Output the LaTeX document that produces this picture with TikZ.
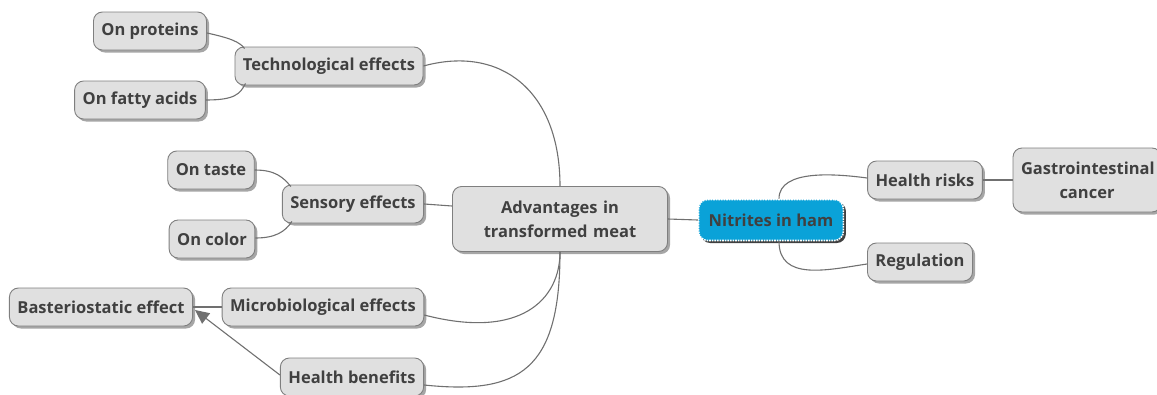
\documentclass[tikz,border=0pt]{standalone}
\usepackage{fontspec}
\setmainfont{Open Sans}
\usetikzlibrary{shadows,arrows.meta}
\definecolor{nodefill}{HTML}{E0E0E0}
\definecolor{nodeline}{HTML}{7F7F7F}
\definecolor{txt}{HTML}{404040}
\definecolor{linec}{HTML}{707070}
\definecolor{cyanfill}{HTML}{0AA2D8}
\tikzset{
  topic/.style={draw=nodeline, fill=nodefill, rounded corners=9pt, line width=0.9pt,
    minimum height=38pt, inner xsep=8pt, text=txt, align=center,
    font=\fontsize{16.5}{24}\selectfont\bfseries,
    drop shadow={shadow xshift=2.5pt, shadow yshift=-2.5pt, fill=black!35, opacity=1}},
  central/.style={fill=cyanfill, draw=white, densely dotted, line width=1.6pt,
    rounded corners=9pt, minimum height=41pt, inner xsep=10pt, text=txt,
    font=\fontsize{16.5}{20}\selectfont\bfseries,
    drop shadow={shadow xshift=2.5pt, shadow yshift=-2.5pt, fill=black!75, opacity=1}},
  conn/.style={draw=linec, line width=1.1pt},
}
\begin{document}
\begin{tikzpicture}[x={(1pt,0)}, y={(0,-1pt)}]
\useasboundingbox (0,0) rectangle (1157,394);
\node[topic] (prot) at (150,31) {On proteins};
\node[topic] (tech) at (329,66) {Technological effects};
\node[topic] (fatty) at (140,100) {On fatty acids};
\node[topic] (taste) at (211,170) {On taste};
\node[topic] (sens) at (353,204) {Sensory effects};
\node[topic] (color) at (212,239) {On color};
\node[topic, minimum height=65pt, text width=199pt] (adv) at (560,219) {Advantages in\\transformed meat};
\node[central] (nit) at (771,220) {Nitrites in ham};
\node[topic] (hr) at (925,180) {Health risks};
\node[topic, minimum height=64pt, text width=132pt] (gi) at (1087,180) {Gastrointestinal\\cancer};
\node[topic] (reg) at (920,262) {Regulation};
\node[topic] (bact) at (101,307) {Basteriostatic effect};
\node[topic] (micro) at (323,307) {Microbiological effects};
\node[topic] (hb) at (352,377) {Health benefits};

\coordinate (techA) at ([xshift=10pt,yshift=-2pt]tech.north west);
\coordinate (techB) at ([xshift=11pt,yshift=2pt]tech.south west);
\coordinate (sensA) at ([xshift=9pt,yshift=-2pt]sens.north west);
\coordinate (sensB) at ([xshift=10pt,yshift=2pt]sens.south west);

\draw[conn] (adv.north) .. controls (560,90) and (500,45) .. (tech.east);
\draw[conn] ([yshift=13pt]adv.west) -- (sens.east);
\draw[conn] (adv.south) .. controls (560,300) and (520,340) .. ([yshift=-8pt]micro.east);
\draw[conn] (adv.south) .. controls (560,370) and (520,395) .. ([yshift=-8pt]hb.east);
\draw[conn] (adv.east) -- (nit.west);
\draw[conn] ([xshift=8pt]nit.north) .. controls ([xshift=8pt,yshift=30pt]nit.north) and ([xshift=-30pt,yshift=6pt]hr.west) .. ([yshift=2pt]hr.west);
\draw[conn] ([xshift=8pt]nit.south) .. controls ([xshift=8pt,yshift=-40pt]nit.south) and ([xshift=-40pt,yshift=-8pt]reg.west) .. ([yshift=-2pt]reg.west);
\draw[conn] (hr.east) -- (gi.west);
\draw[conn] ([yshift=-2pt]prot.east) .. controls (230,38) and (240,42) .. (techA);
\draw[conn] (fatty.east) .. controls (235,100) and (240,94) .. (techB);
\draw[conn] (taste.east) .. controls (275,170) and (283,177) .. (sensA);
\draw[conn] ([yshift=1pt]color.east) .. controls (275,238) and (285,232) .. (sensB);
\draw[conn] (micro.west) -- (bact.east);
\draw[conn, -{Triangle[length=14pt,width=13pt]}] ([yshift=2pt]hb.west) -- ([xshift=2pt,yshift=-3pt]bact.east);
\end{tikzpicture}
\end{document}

- - - -

**Exercise objective**
The data above should be repeated exactly, minus any pictures.

**Exercise response**
Output the LaTeX document that produces this picture with TikZ.
\documentclass[tikz,border=0pt]{standalone}
\usepackage{fontspec}
\setmainfont{Open Sans}
\usetikzlibrary{shadows,arrows.meta}
\definecolor{nodefill}{HTML}{E0E0E0}
\definecolor{nodeline}{HTML}{7F7F7F}
\definecolor{txt}{HTML}{404040}
\definecolor{linec}{HTML}{707070}
\definecolor{cyanfill}{HTML}{0AA2D8}
\tikzset{
  topic/.style={draw=nodeline, fill=nodefill, rounded corners=9pt, line width=0.9pt,
    minimum height=38pt, inner xsep=8pt, text=txt, align=center,
    font=\fontsize{16.5}{24}\selectfont\bfseries,
    drop shadow={shadow xshift=2.5pt, shadow yshift=-2.5pt, fill=black!35, opacity=1}},
  central/.style={fill=cyanfill, draw=white, densely dotted, line width=1.6pt,
    rounded corners=9pt, minimum height=41pt, inner xsep=10pt, text=txt,
    font=\fontsize{16.5}{20}\selectfont\bfseries,
    drop shadow={shadow xshift=2.5pt, shadow yshift=-2.5pt, fill=black!75, opacity=1}},
  conn/.style={draw=linec, line width=1.1pt},
}
\begin{document}
\begin{tikzpicture}[x={(1pt,0)}, y={(0,-1pt)}]
\useasboundingbox (0,0) rectangle (1157,394);
\node[topic] (prot) at (150,31) {On proteins};
\node[topic] (tech) at (329,66) {Technological effects};
\node[topic] (fatty) at (140,100) {On fatty acids};
\node[topic] (taste) at (211,170) {On taste};
\node[topic] (sens) at (353,204) {Sensory effects};
\node[topic] (color) at (212,239) {On color};
\node[topic, minimum height=65pt, text width=199pt] (adv) at (560,219) {Advantages in\\transformed meat};
\node[central] (nit) at (771,220) {Nitrites in ham};
\node[topic] (hr) at (925,180) {Health risks};
\node[topic, minimum height=64pt, text width=132pt] (gi) at (1087,180) {Gastrointestinal\\cancer};
\node[topic] (reg) at (920,262) {Regulation};
\node[topic] (bact) at (101,307) {Basteriostatic effect};
\node[topic] (micro) at (323,307) {Microbiological effects};
\node[topic] (hb) at (352,377) {Health benefits};

\coordinate (techA) at ([xshift=10pt,yshift=-2pt]tech.north west);
\coordinate (techB) at ([xshift=11pt,yshift=2pt]tech.south west);
\coordinate (sensA) at ([xshift=9pt,yshift=-2pt]sens.north west);
\coordinate (sensB) at ([xshift=10pt,yshift=2pt]sens.south west);

\draw[conn] (adv.north) .. controls (560,90) and (500,45) .. (tech.east);
\draw[conn] ([yshift=13pt]adv.west) -- (sens.east);
\draw[conn] (adv.south) .. controls (560,300) and (520,340) .. ([yshift=-8pt]micro.east);
\draw[conn] (adv.south) .. controls (560,370) and (520,395) .. ([yshift=-8pt]hb.east);
\draw[conn] (adv.east) -- (nit.west);
\draw[conn] ([xshift=8pt]nit.north) .. controls ([xshift=8pt,yshift=30pt]nit.north) and ([xshift=-30pt,yshift=6pt]hr.west) .. ([yshift=2pt]hr.west);
\draw[conn] ([xshift=8pt]nit.south) .. controls ([xshift=8pt,yshift=-40pt]nit.south) and ([xshift=-40pt,yshift=-8pt]reg.west) .. ([yshift=-2pt]reg.west);
\draw[conn] (hr.east) -- (gi.west);
\draw[conn] ([yshift=-2pt]prot.east) .. controls (230,38) and (240,42) .. (techA);
\draw[conn] (fatty.east) .. controls (235,100) and (240,94) .. (techB);
\draw[conn] (taste.east) .. controls (275,170) and (283,177) .. (sensA);
\draw[conn] ([yshift=1pt]color.east) .. controls (275,238) and (285,232) .. (sensB);
\draw[conn] (micro.west) -- (bact.east);
\draw[conn, -{Triangle[length=14pt,width=13pt]}] ([yshift=2pt]hb.west) -- ([xshift=2pt,yshift=-3pt]bact.east);
\end{tikzpicture}
\end{document}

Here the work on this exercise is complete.